Pictures in the entries below are to be left out; otherwise, reproduce exactly the lines from the first through the line containing "-1.794, -1.730, -1.678]".

* START DATA TO USE *

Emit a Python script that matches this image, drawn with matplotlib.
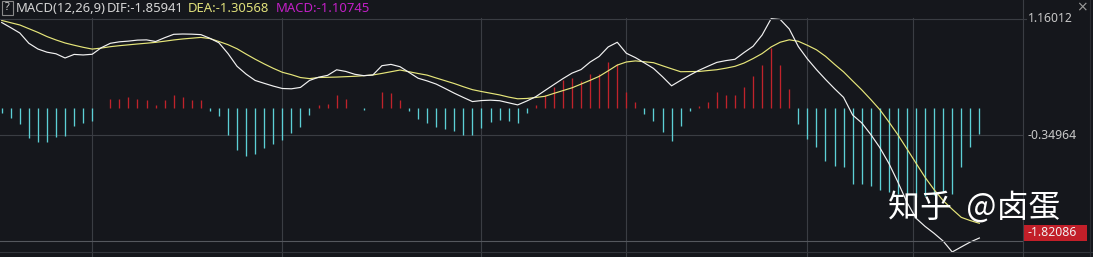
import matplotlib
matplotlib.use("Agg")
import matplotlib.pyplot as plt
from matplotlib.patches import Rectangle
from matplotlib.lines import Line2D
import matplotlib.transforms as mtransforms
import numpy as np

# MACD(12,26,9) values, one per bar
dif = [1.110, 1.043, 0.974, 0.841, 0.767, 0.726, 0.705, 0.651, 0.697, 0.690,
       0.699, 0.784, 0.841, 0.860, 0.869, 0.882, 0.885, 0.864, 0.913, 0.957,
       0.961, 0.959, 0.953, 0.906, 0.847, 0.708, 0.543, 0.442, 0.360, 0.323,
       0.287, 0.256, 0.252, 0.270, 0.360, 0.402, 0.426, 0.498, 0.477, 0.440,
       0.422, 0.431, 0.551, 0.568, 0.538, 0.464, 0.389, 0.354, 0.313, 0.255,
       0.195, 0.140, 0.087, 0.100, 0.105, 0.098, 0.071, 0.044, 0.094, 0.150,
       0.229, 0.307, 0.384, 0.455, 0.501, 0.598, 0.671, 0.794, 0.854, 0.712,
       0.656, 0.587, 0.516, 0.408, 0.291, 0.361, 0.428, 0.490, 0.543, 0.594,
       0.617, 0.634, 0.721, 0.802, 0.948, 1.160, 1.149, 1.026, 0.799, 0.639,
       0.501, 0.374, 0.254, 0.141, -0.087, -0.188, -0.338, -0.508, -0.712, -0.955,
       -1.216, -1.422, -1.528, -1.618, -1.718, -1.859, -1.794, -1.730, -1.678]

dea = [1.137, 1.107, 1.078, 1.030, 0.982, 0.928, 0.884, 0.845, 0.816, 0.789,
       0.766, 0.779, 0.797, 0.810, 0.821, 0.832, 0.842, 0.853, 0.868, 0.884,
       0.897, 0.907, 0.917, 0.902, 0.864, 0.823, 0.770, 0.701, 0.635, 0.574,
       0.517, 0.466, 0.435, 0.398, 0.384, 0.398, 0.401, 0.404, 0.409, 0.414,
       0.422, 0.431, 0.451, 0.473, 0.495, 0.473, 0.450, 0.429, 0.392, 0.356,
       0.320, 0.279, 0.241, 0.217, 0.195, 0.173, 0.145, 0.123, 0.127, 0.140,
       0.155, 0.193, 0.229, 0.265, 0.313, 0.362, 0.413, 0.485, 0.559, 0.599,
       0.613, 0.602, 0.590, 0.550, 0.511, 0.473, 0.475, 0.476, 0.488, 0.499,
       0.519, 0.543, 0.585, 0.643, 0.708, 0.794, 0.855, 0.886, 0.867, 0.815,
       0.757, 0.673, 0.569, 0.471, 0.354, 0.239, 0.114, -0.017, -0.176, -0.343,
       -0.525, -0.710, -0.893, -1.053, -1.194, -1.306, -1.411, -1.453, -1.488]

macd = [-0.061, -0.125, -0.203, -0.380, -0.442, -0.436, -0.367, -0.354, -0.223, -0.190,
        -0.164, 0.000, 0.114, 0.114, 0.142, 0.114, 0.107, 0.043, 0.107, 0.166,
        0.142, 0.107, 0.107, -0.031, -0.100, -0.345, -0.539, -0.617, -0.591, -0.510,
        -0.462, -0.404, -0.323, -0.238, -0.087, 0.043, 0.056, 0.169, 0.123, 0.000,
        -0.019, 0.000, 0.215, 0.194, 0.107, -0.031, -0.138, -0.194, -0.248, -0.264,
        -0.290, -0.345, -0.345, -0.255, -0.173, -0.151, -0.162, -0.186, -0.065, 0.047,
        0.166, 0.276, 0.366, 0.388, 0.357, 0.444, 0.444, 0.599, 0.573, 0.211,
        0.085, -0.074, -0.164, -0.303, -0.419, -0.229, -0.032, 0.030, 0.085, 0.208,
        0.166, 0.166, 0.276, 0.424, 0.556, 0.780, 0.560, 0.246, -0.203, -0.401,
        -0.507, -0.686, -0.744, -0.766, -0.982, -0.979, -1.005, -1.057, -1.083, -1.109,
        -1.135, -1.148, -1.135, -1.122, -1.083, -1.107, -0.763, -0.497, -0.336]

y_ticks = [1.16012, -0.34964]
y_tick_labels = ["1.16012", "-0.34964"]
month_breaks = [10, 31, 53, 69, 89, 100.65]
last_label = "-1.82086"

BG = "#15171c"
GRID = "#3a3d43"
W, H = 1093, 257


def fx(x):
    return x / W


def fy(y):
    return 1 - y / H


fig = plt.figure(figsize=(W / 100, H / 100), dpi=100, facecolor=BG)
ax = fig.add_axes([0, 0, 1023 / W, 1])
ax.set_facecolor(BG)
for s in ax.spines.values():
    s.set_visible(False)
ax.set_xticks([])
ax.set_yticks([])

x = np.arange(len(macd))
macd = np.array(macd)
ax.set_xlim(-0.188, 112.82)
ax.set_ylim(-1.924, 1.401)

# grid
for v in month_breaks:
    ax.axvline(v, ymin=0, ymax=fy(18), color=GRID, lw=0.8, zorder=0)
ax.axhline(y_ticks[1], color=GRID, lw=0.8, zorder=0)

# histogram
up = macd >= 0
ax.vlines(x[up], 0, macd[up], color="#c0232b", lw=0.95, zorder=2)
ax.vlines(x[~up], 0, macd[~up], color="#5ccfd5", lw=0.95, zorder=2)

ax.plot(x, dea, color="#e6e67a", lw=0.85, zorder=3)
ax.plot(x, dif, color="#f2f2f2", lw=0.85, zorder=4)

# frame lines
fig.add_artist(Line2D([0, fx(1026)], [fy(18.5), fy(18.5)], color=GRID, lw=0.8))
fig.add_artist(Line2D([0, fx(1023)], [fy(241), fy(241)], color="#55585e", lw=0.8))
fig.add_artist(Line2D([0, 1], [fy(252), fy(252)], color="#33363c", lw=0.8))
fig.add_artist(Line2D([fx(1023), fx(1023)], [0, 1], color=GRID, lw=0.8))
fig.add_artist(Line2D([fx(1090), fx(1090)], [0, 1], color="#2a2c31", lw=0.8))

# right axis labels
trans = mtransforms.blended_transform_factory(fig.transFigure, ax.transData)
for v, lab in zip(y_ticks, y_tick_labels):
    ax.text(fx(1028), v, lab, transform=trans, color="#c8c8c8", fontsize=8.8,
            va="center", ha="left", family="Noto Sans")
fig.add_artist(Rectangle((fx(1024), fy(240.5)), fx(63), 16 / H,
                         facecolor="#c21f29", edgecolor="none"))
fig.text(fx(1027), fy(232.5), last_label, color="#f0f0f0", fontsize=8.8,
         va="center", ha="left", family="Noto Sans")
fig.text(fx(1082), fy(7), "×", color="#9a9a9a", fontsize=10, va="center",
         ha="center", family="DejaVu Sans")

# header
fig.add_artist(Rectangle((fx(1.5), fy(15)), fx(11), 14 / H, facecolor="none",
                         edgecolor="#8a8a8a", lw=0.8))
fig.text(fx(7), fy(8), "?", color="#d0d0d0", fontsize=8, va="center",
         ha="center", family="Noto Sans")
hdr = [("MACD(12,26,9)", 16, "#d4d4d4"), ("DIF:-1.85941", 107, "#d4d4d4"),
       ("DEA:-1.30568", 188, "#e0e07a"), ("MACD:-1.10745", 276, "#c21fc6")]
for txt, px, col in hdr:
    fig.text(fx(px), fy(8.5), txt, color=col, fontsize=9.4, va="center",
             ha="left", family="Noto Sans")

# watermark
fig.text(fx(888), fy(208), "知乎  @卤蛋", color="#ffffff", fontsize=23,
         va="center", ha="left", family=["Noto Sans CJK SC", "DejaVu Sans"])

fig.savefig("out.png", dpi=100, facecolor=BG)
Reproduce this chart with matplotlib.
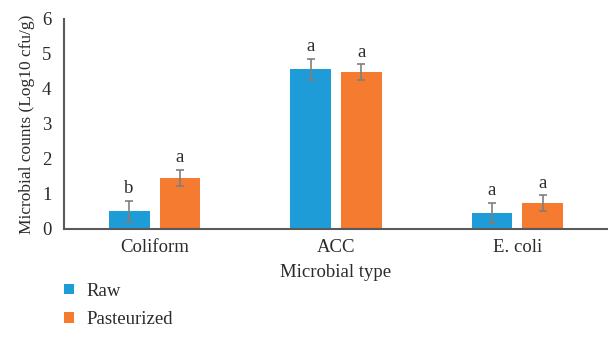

* END DATA TO USE *

EXERCISE OUTPUT.
Emit a Python script that matches this image, drawn with matplotlib.
import matplotlib
matplotlib.use("Agg")
import matplotlib.pyplot as plt
from matplotlib.patches import Rectangle
from matplotlib.lines import Line2D
import matplotlib.transforms as mtransforms
import numpy as np

# MACD(12,26,9) values, one per bar
dif = [1.110, 1.043, 0.974, 0.841, 0.767, 0.726, 0.705, 0.651, 0.697, 0.690,
       0.699, 0.784, 0.841, 0.860, 0.869, 0.882, 0.885, 0.864, 0.913, 0.957,
       0.961, 0.959, 0.953, 0.906, 0.847, 0.708, 0.543, 0.442, 0.360, 0.323,
       0.287, 0.256, 0.252, 0.270, 0.360, 0.402, 0.426, 0.498, 0.477, 0.440,
       0.422, 0.431, 0.551, 0.568, 0.538, 0.464, 0.389, 0.354, 0.313, 0.255,
       0.195, 0.140, 0.087, 0.100, 0.105, 0.098, 0.071, 0.044, 0.094, 0.150,
       0.229, 0.307, 0.384, 0.455, 0.501, 0.598, 0.671, 0.794, 0.854, 0.712,
       0.656, 0.587, 0.516, 0.408, 0.291, 0.361, 0.428, 0.490, 0.543, 0.594,
       0.617, 0.634, 0.721, 0.802, 0.948, 1.160, 1.149, 1.026, 0.799, 0.639,
       0.501, 0.374, 0.254, 0.141, -0.087, -0.188, -0.338, -0.508, -0.712, -0.955,
       -1.216, -1.422, -1.528, -1.618, -1.718, -1.859, -1.794, -1.730, -1.678]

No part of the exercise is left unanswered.